# [Aim]
Exactly the lines from the first line of the records to the line holding "0.55, 0.60, 0.65, 0.70, 0.75, 0.80, 0.85, 0.90, 0.95]" should be duplicated, and nothing more; pictures stay out.

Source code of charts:
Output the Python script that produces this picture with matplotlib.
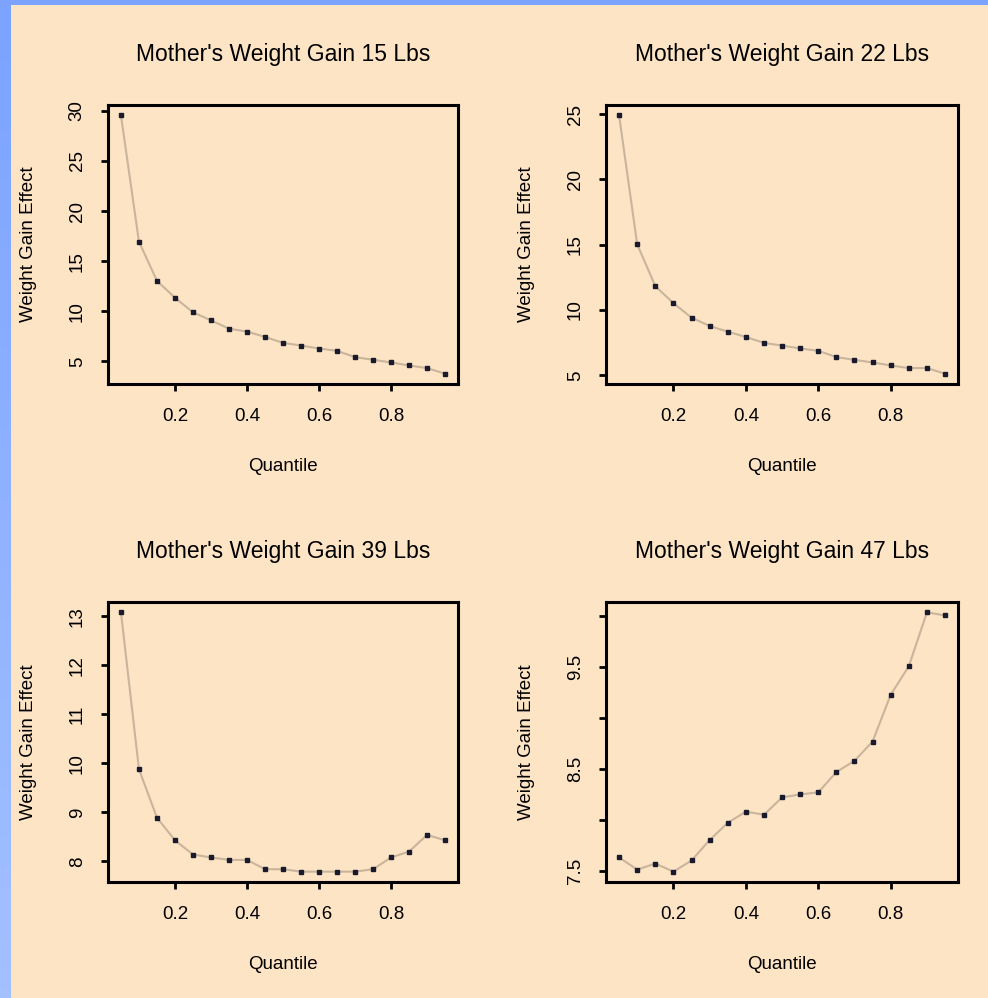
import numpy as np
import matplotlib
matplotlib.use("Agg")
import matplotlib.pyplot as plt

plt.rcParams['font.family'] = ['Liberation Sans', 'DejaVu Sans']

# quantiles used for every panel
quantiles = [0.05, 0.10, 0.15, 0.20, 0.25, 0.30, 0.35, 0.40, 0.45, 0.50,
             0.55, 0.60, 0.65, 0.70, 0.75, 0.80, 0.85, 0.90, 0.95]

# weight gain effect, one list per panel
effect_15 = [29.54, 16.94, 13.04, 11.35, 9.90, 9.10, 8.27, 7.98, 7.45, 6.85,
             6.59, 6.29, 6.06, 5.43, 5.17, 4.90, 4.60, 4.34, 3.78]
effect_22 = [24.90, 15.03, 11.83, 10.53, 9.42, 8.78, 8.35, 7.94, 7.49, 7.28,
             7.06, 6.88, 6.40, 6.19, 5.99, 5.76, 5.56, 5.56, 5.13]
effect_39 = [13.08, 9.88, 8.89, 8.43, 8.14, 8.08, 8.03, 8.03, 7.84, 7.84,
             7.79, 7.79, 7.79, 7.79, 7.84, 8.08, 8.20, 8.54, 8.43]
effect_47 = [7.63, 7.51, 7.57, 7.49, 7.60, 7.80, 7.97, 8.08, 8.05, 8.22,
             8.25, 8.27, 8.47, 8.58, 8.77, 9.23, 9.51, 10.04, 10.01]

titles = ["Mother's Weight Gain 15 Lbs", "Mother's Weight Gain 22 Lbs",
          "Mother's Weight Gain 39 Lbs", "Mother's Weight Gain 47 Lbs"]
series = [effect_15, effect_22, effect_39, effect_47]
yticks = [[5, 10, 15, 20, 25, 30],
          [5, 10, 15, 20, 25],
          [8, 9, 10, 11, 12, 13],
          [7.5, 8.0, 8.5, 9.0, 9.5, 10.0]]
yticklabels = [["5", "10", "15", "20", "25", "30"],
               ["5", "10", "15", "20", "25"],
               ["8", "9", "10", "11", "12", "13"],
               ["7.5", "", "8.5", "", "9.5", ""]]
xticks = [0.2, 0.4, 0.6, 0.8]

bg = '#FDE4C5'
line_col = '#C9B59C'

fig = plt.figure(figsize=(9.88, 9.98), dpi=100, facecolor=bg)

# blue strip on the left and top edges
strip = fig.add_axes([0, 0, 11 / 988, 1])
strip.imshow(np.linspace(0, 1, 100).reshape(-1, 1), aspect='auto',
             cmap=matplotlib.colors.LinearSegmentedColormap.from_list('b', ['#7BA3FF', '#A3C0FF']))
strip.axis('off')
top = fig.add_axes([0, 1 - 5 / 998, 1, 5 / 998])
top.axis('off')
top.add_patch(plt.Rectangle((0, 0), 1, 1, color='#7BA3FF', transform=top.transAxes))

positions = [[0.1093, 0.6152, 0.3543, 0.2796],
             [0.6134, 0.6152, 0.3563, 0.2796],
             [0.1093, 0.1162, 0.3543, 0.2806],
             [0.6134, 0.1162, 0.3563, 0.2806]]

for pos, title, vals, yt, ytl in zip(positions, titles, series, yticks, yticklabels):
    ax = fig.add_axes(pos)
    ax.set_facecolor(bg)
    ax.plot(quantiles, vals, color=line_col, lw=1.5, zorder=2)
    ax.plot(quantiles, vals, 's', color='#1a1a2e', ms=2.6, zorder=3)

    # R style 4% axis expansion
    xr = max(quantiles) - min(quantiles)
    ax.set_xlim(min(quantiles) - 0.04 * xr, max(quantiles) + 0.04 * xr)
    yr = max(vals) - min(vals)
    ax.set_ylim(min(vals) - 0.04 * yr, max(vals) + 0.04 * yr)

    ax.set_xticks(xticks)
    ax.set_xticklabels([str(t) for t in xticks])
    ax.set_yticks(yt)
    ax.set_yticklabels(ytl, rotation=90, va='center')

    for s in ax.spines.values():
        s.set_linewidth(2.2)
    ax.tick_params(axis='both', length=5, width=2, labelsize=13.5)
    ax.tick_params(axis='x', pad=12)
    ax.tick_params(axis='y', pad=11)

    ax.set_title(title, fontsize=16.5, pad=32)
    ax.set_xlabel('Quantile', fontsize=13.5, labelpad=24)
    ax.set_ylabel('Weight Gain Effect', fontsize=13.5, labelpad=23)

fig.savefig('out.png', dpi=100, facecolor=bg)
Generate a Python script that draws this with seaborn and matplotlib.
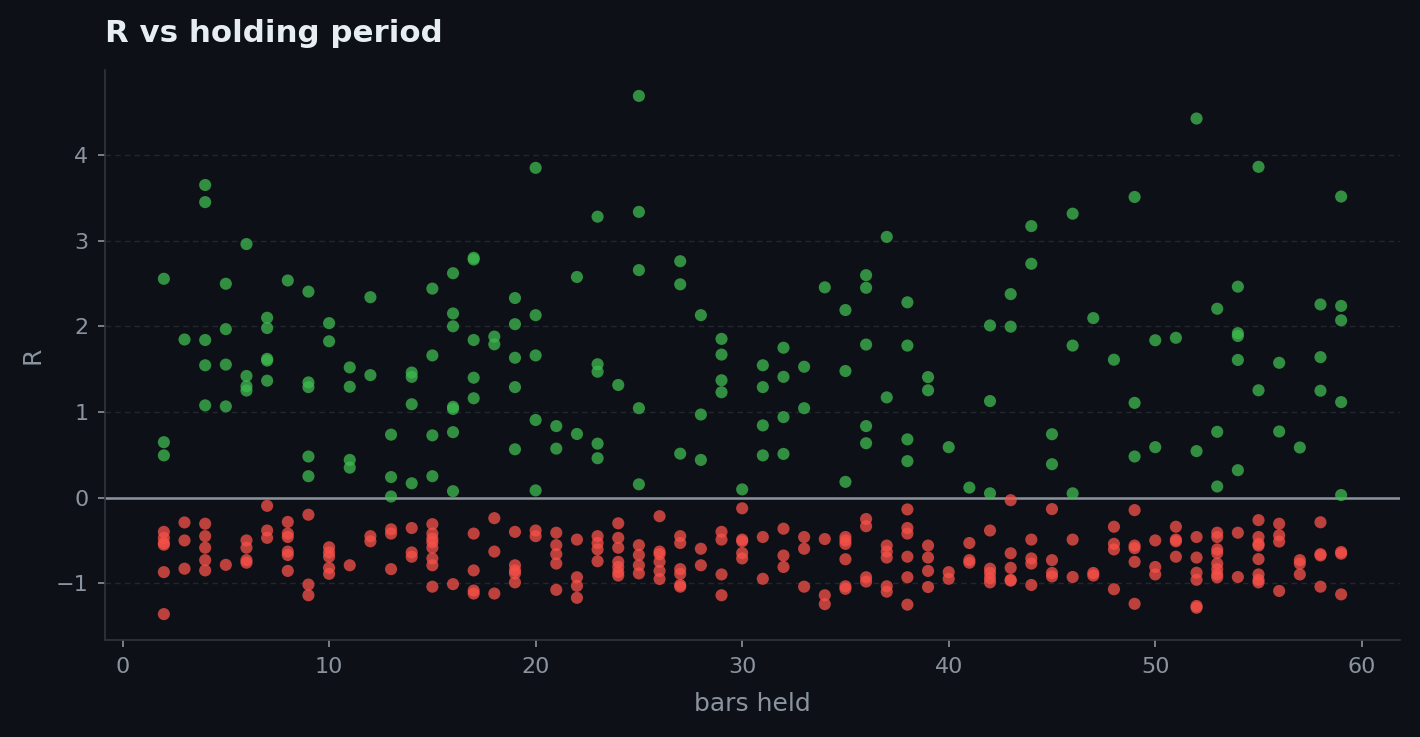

# [Solved exercise]
Output the Python script that produces this picture with matplotlib.
import numpy as np
import matplotlib
matplotlib.use("Agg")
import matplotlib.pyplot as plt

plt.rcParams['font.family'] = ['Liberation Sans', 'DejaVu Sans']

# quantiles used for every panel
quantiles = [0.05, 0.10, 0.15, 0.20, 0.25, 0.30, 0.35, 0.40, 0.45, 0.50,
             0.55, 0.60, 0.65, 0.70, 0.75, 0.80, 0.85, 0.90, 0.95]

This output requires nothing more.